One Hole, Four Holes, and Too Many Jokes

It’s been a while since one of my crazy coffee experiments, so why not start with holes. Five of them in total. You know, pour over cone holes. What did you think I meant?

Last month, I went to one of the biggest thrift stores that I’ve ever been to in Maryland because I saw it on TikTok. More rows of clothes than I knew what to do with, shelves of books, and stacks of kitchenware that left me looking for a couple hours. I would have kept going but the whole store was a bit overwhelming. Even though I haven’t posted one of these in awhile, I am constantly looking for new brewers and methods of making coffee especially in thrift and antique stores. I still hope to be one of those lucky few who find a Chemex in the vase section of the home goods sections.

For two dollars, I found this HIC red plastic pour over cone. I already had this white one, and am not usually one to buy something I already own but this red one was the exact same shape as my white one but with four holes at the bottom instead of one.

It got me thinking about the effects of holes in extraction. V60s, Chemexs, and some pour over cones feature only one hole, Bee House Drippers feature two, and Kalitas feature three (but is a flat-bottomed brewer as opposed to the other ones). But four? And in a cone shape?

Alright, let’s talk about the experiment:

For both brews, I did 20g of the Smalltime Blend from Reforma Roasters in Portland, Oregon with 320g of 205 degree water ground at 17 on a Baratza Encore. I also used a 30s bloom of 50g, then poured to 120g, 220g, and finally to 320g. The red cone finished dripping at 3 minutes, while the white one finished at 3:20, so not a huge time gap between the two. But, what did it taste like?

The coffee I used is a very bright, fruit forward coffee so it was a complex cup with notes of round citrus and dark berries at the same time. It almost tasted like fruit loops to me.

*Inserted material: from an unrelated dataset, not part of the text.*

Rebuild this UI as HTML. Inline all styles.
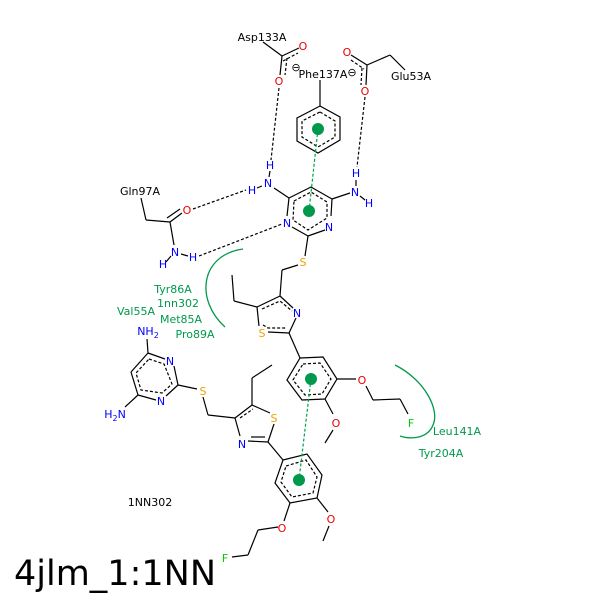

The Four-Hole cup was darker and a touch over-extracted. Much like a Kalita, next time I brew with it I will try it a setting or two coarser to balance out. The body and depth of this cup, however, was really nice and developed. A long-standing critique that I have had about the Kalita is that there is an acidic, grapefruit-life taste in every cup I brew unless it is a very dark roast. I tasted that same taste in this cup which makes me wonder how multiple channels for the coffee to come through can create a taste across brewers and different coffees. (You can read more about that taste I detected in the Brew Method Testing: Kalita Wave w/ Recipe from George Howell article I posted last year.)

Meanwhile, the one-hole cup while less layered than the other had a marked sweetness compared to four-holes. I got all the fruit notes from the coffee and like the other cup, but this was different. Like instead of just orange or berry, I got strawberry hard candy and gummy bear like fruit notes. If I were to pick a cup between the two, it would have been this one.

So, what does this mean?

The people that make the Java Presse has this to say about drainage holes, “These smaller, flow-restricting, holes produce coffee just as tasty as larger ones but are far more forgiving toward pouring motion and technique, and more user-friendly.”

If holes in brewers control the flow rate, then of course that makes sense that more holes or bigger holes would produce a faster brew. But the complexity? The sweetness? Perhaps, if I had fancy equipment, I could test the extraction of each brew but I also wondered if the coffee at the bottom of the one-holes brewer doesn’t get as saturated in parts where the four-hole brewer does.

All this to say, what do you think about brewer holes and extraction? How would you do this experiment differently?